Let's see a more realistic survival curve…

This is for the `netapp`

label in `ansible/ansible`

, as of
2019-04-03. There are 197 PRs, and at `t = 0`

,
we (of course) have 100% of the PRs left in the set. As time
advances, PRs either censor out, or are merged - as the
tables below show, by 120 days, only 1 PR is left, with 182
having been merged, and 14 censored, i.e still open (the
last one eventually censors out at 172 days).

## Making predictions

The above curve is quite “bumpy” as it's a step function (called the Kaplan-Meier estimate) - for predictions, we want a smooth function. For that, we use a model called the Weibull distribution. Here's the same data with the Weibull model on top:

We can see how the Weibull model gives a smooth predictive function, which we can use to ask questions like “What's the time needed to reach a 20% chance of survival?”. These are what you can see in the app.

## Why do I see unrealistic values like 2000 years?!

Recall that the Weibull model provides a smooth curve for a given dataset. Now ask yourself what happens if the dataset has a large percentage of censored (i.e. still open) PRs?

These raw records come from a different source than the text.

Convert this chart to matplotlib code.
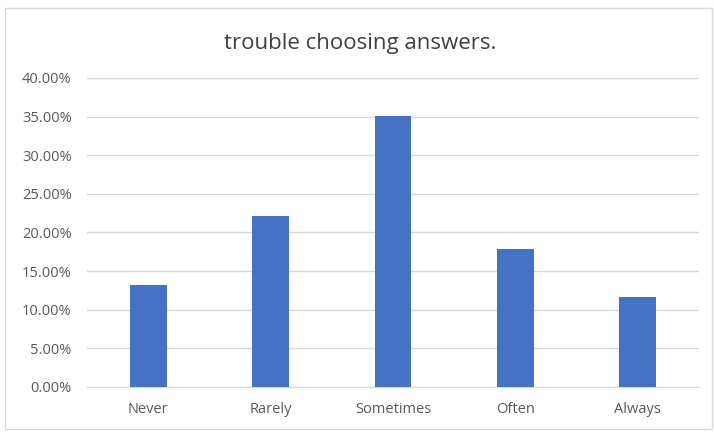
import matplotlib.pyplot as plt
from matplotlib.patches import Rectangle
from matplotlib.ticker import FuncFormatter, MultipleLocator

categories = ['Never', 'Rarely', 'Sometimes', 'Often', 'Always']
shares = [13.2, 22.1, 35.1, 17.9, 11.6]  # percent of respondents

fig = plt.figure(figsize=(7.14, 4.33), dpi=100)
fig.patch.set_facecolor('white')

# light chart-area frame
fig.patches.append(Rectangle((5 / 714, 4 / 433), 707 / 714, 421 / 433,
                             transform=fig.transFigure, fill=False,
                             edgecolor='#d9d9d9', linewidth=1.0))

ax = fig.add_axes([87 / 714, 46 / 433, 612 / 714, 309 / 433])
x = range(len(categories))
ax.bar(x, shares, width=0.30, color='#4472C4', zorder=3)

ax.set_xlim(-0.5, len(categories) - 0.5)
ax.set_ylim(0, 40)
ax.yaxis.set_major_locator(MultipleLocator(5))
ax.yaxis.set_major_formatter(FuncFormatter(lambda v, _: f'{v:.2f}%'))
ax.set_xticks(list(x))
ax.set_xticklabels(categories)

ax.grid(axis='y', color='#d9d9d9', linewidth=1.0, zorder=0)
for side in ['top', 'right', 'left']:
    ax.spines[side].set_visible(False)
ax.spines['bottom'].set_color('#d9d9d9')
ax.tick_params(axis='both', length=0, colors='#595959', labelsize=10.5)
ax.tick_params(axis='x', pad=11)
ax.tick_params(axis='y', pad=11)
for lab in ax.get_xticklabels() + ax.get_yticklabels():
    lab.set_family('Open Sans')

fig.text(360 / 714, 1 - 44 / 433, 'trouble choosing answers.', ha='center',
         va='center', fontsize=16, color='#404040', family='Open Sans')

fig.savefig('out.png', dpi=100)
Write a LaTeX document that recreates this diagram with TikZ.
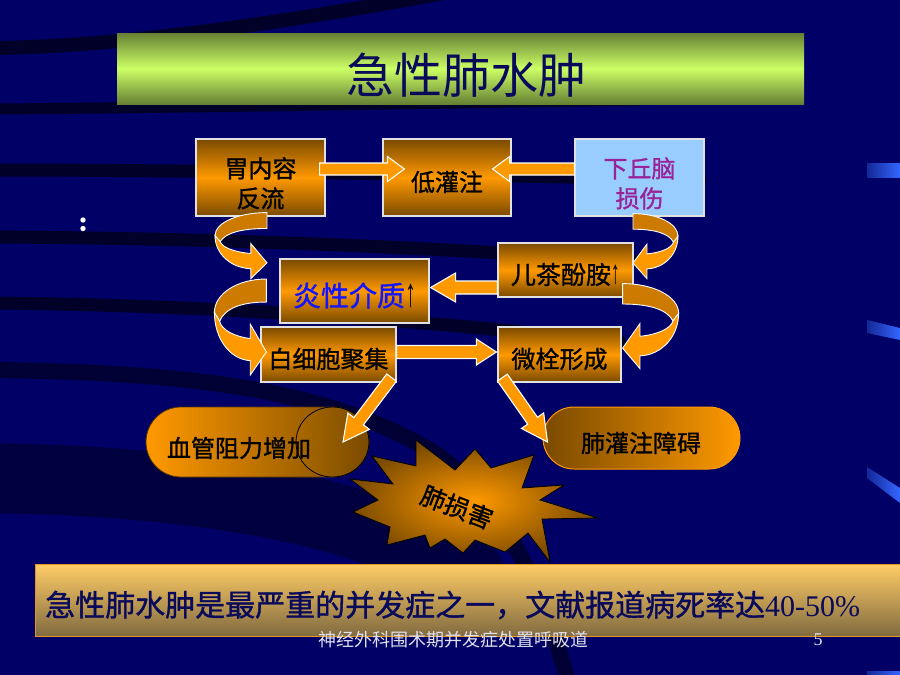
\documentclass[tikz,border=0pt]{standalone}
\usepackage{fontspec}
\usepackage{graphicx}
\setmainfont{Liberation Serif}
\newfontfamily\cjk{Noto Sans CJK SC}
\newfontfamily\cjkb[FakeBold=1.2]{Noto Sans CJK SC}
\usetikzlibrary{calc}
\definecolor{cNavy}{RGB}{0,0,102}
\definecolor{cStreak}{RGB}{0,0,40}
\definecolor{cOrange}{RGB}{255,153,0}
\definecolor{cBrown}{RGB}{122,74,0}
\definecolor{cBack}{RGB}{204,122,0}
\definecolor{cBorder}{RGB}{225,225,225}
\definecolor{cLBlue}{RGB}{153,204,255}
\definecolor{cPurple}{RGB}{153,34,153}
\definecolor{cOlive}{RGB}{102,128,51}
\definecolor{cLime}{RGB}{204,255,102}
\definecolor{cTitle}{RGB}{10,10,90}
\definecolor{cBarTop}{RGB}{255,204,102}
\definecolor{cBarBot}{RGB}{128,106,64}
\definecolor{cBarLine}{RGB}{230,150,30}
\definecolor{cFoot}{RGB}{225,225,240}
\definecolor{cBlueDim}{RGB}{20,40,150}
\definecolor{cBlueBright}{RGB}{51,102,255}
\definecolor{cBlueText}{RGB}{20,20,255}
\definecolor{cCapL}{RGB}{170,105,0}
\definecolor{cCylLine}{RGB}{90,55,0}
\newcommand\lw[2][-4.5pt]{\raisebox{#1}[\height][\depth]{#2}}
\newcommand\uparr[1]{{\color{black}\scalebox{0.55}[1]{\rmfamily\fontsize{#1}{#1}\selectfont ↑}}}
% block arrow: #1 start, #2 tip, #3 shaft half width, #4 head half width, #5 head length
\newcommand\barrow[5]{%
  \coordinate (ba-hb) at ($(#2)!#5!(#1)$);
  \path[blockarr] ($(#1)!#3!90:(#2)$) -- ($(ba-hb)!#3!90:(#2)$) -- ($(ba-hb)!#4!90:(#2)$) -- (#2)
    -- ($(ba-hb)!#4!-90:(#2)$) -- ($(ba-hb)!#3!-90:(#2)$) -- ($(#1)!#3!-90:(#2)$) -- cycle;}
% curved ribbon arrow: #1 tail point, #2 signed width, #3 height
\newcommand\curvarr[3]{%
  \begin{scope}[shift={#1}, xscale=#2, yscale=#3]
    \path[cback] (0,0) .. controls (0.55,0) and (1,0.15) .. (1,0.35) -- (0.9,0.44)
      .. controls (0.8,0.31) and (0.5,0.24) .. (0,0.24) -- cycle;
    \path[cfront] (1,0.35) .. controls (1,0.62) and (0.7,0.84) .. (0.31,0.85) -- (0.31,1) -- (0,0.76)
      -- (0.31,0.47) -- (0.31,0.62) .. controls (0.62,0.6) and (0.86,0.53) .. (0.9,0.44) -- cycle;
  \end{scope}}
\begin{document}
\begin{tikzpicture}[x=1pt,y=-1pt,
  obox/.style={draw=cBorder, line width=1.2pt, top color=cBrown, bottom color=cBrown, middle color=cOrange,
    inner sep=0pt, font=\cjkb\fontsize{24}{30}\selectfont},
  lbox/.style={draw=cBorder, line width=1.2pt, fill=cLBlue, text=cPurple,
    inner sep=0pt, font=\cjkb\fontsize{24}{30}\selectfont},
  blockarr/.style={fill=cOrange, draw=white, line width=1.1pt, line join=miter},
  cback/.style={fill=cBack, draw=white, line width=0.9pt, line join=round},
  cfront/.style={fill=cOrange, draw=white, line width=0.9pt, line join=miter},
  streak/.style={draw=cStreak, line cap=round},
  lbl/.style={inner sep=0pt, font=\cjkb\fontsize{24}{24}\selectfont}
]
\useasboundingbox (0,0) rectangle (900,675);
\clip (0,0) rectangle (900,675);
% background
\fill[cNavy] (0,0) rectangle (900,675);
\draw[streak, line width=70pt, opacity=0.6] (-20,478) .. controls (180,480) and (360,505) .. (470,575);
\draw[streak, line width=14pt] (-10,48) .. controls (100,47) and (250,30) .. (470,-12);
\draw[streak, line width=11pt] (-10,109) .. controls (150,108) and (400,104) .. (640,100);
\draw[streak, line width=13pt] (-10,170) .. controls (200,170) and (500,175) .. (700,180);
\draw[streak, line width=13pt] (-10,237) .. controls (200,238) and (420,246) .. (640,262);
\draw[streak, line width=13pt] (-10,303) .. controls (200,305) and (400,318) .. (620,342);
\draw[streak, line width=16pt, opacity=0.8] (-10,370) .. controls (200,372) and (330,392) .. (430,450)
   .. controls (500,495) and (545,590) .. (570,690);
% right edge decorations
\shade[left color=cBlueDim, right color=cBlueBright] (867,163) -- (900,163) -- (900,177) -- (867,177) -- cycle;
\shade[left color=cBlueDim, right color=cBlueBright] (867,320) -- (900,328) -- (900,340) -- (867,333) -- cycle;
\shade[left color=cBlueDim, right color=cBlueBright] (867,467) -- (900,488) -- (900,503) -- (867,478) -- cycle;
\shade[left color=cBlueDim, right color=cBlueBright] (867,671) -- (900,671) -- (900,676) -- (867,676) -- cycle;
% dots
\fill[white] (83,220) circle (2.7);
\fill[white] (83,228.5) circle (2.7);
% title
\node[minimum width=687pt, minimum height=71pt, inner sep=0pt, top color=cOlive, bottom color=cOlive,
  middle color=cLime] (tbar) at (460.5,68.5) {};
\node[text=cTitle, font=\cjk\fontsize{48}{48}\selectfont, inner sep=0pt] (ttl) at (466,75) {急性肺水肿};
% star
\filldraw[draw=black, line width=0.8pt, inner color=cOrange, outer color=cBrown]
  (350,479) -- (393,484) -- (372,456) -- (416,466) -- (416,440) -- (455,470) -- (475,449) -- (491,468)
  -- (534,455) -- (522,488) -- (564,485) -- (540,500) -- (598,518) -- (542,519) -- (550,562)
  -- (528,533) -- (505,552) -- (475,540) -- (463,553) -- (445,539) -- (430,548) -- (425,535)
  -- (387,545) -- (390,527) -- (353,512) -- (378,500) -- cycle;
\node[inner sep=0pt, font=\cjkb\fontsize{25}{25}\selectfont, rotate=-21] (dmg) at (457,507) {肺损害};
% cylinder
\path[draw=cCylLine, line width=0.8pt, left color=cOrange, right color=cBrown]
  (181,407) -- (332.5,407) arc[start angle=-90, end angle=90, x radius=36.5, y radius=35]
  -- (181,477) arc[start angle=90, end angle=270, x radius=35, y radius=35] -- cycle;
\path[draw=black, line width=0.8pt, left color=cCapL, right color=cBrown]
  (332.5,442) ellipse [x radius=36.5, y radius=35];
\node[lbl] (cyl) at (239,448) {血管阻力增加};
% rounded box
\node[draw=cOrange, line width=1pt, rounded corners=31pt, minimum width=197pt, minimum height=62pt,
  inner sep=0pt, left color=cBrown, right color=cOrange] (rr) at (641.5,438) {};
\node[lbl] (rrt) at (641,443) {肺灌注障碍};
% boxes
\node[obox, minimum width=129pt, minimum height=77pt] (b1) at (260.5,177.5)
  {\lw[-9pt]{\begin{tabular}{@{}c@{}}胃内容\\反流\end{tabular}}};
\node[obox, minimum width=128pt, minimum height=77pt] (b2) at (447,177.5) {\lw{低灌注}};
\node[lbox, minimum width=129pt, minimum height=77pt] (b3) at (639.5,177.5)
  {\lw[-9pt]{\begin{tabular}{@{}c@{}}下丘脑\\损伤\end{tabular}}};
\node[obox, minimum width=135pt, minimum height=54pt] (b4) at (565.5,270)
  {\lw{\fontsize{25}{25}\selectfont 儿茶酚胺\uparr{33}}};
\node[obox, minimum width=149pt, minimum height=64pt] (b5) at (354.5,291)
  {\lw{\fontsize{28}{28}\selectfont\textcolor{cBlueText}{炎性介质}\uparr{40}}};
\node[obox, minimum width=135pt, minimum height=55pt] (b6) at (328.5,354.5) {\lw{白细胞聚集}};
\node[obox, minimum width=123pt, minimum height=55pt] (b7) at (559.5,354.5) {\lw{微栓形成}};
% straight block arrows
\coordinate (a1s) at ($(b1.east)+(-6,-8.5)$);
\coordinate (a1e) at ($(b2.west)+(22,-8.5)$);
\barrow{a1s}{a1e}{6pt}{12.5pt}{17pt}
\coordinate (a2s) at ($(b3.west)+(0,-8.5)$);
\coordinate (a2e) at ($(b2.east)+(-19,-8.5)$);
\barrow{a2s}{a2e}{6pt}{12.5pt}{17pt}
\coordinate (a3s) at ($(b4.west)+(0,17.5)$);
\coordinate (a3e) at ($(b5.east)+(1,-3.5)$);
\barrow{a3s}{a3e}{6.5pt}{14.5pt}{25pt}
\coordinate (a4s) at ($(b6.east)+(0,-2.5)$);
\coordinate (a4e) at ($(b7.west)+(-1,-2.5)$);
\barrow{a4s}{a4e}{6.5pt}{13pt}{20pt}
% curved arrows
\curvarr{($(b1.south)+(6.5,-4)$)}{-52}{66}
\curvarr{($(b5.west)+(-13,-12)$)}{-52}{96}
\curvarr{($(b3.south)+(-6.5,-3)$)}{45}{65}
\curvarr{($(b4.south east)+(-11,-14)$)}{56}{85}
% diagonal arrows
\coordinate (a5s) at ($(b6.south east)+(-5,-5)$);
\coordinate (a5e) at ($(cyl)+(104,-6)$);
\barrow{a5s}{a5e}{6pt}{13.5pt}{26pt}
\coordinate (a6s) at ($(b7.south west)+(5,-5)$);
\coordinate (a6e) at ($(rr.west)+(5,4)$);
\barrow{a6s}{a6e}{6pt}{13.5pt}{26pt}
% bottom bar
\node[draw=cBarLine, line width=1pt, top color=cBarTop, bottom color=cBarBot, minimum width=880pt,
  minimum height=72pt, inner sep=0pt, anchor=north west] (bar) at (35,564) {};
\node[anchor=west, text=cTitle, inner sep=0pt] (note) at (45,605)
  {{\cjkb\fontsize{30}{30}\selectfont 急性肺水肿是最严重的并发症之一，文献报道病死率达}{\fontsize{30}{30}\selectfont 40-50\%}};
% footer
\node[text=cFoot, font=\cjk\fontsize{18}{18}\selectfont, inner sep=0pt] (foot) at (453.5,640) {神经外科围术期并发症处置呼吸道};
\node[text=cFoot, font=\fontsize{18}{18}\selectfont, inner sep=0pt] (pg) at (818,640) {5};
\end{tikzpicture}
\end{document}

Here's an example from the `affects_2.4`

label:

See how the curve is very high up, and the slope is very
slight? That means it takes a *very* long time to reach the
20% chance of survival point on the curve. Thus the
interpretation of an absurdly high 80% merge time is that
there are many open PRs in that label (on in other words,
the problem is in the data, not the analysis!)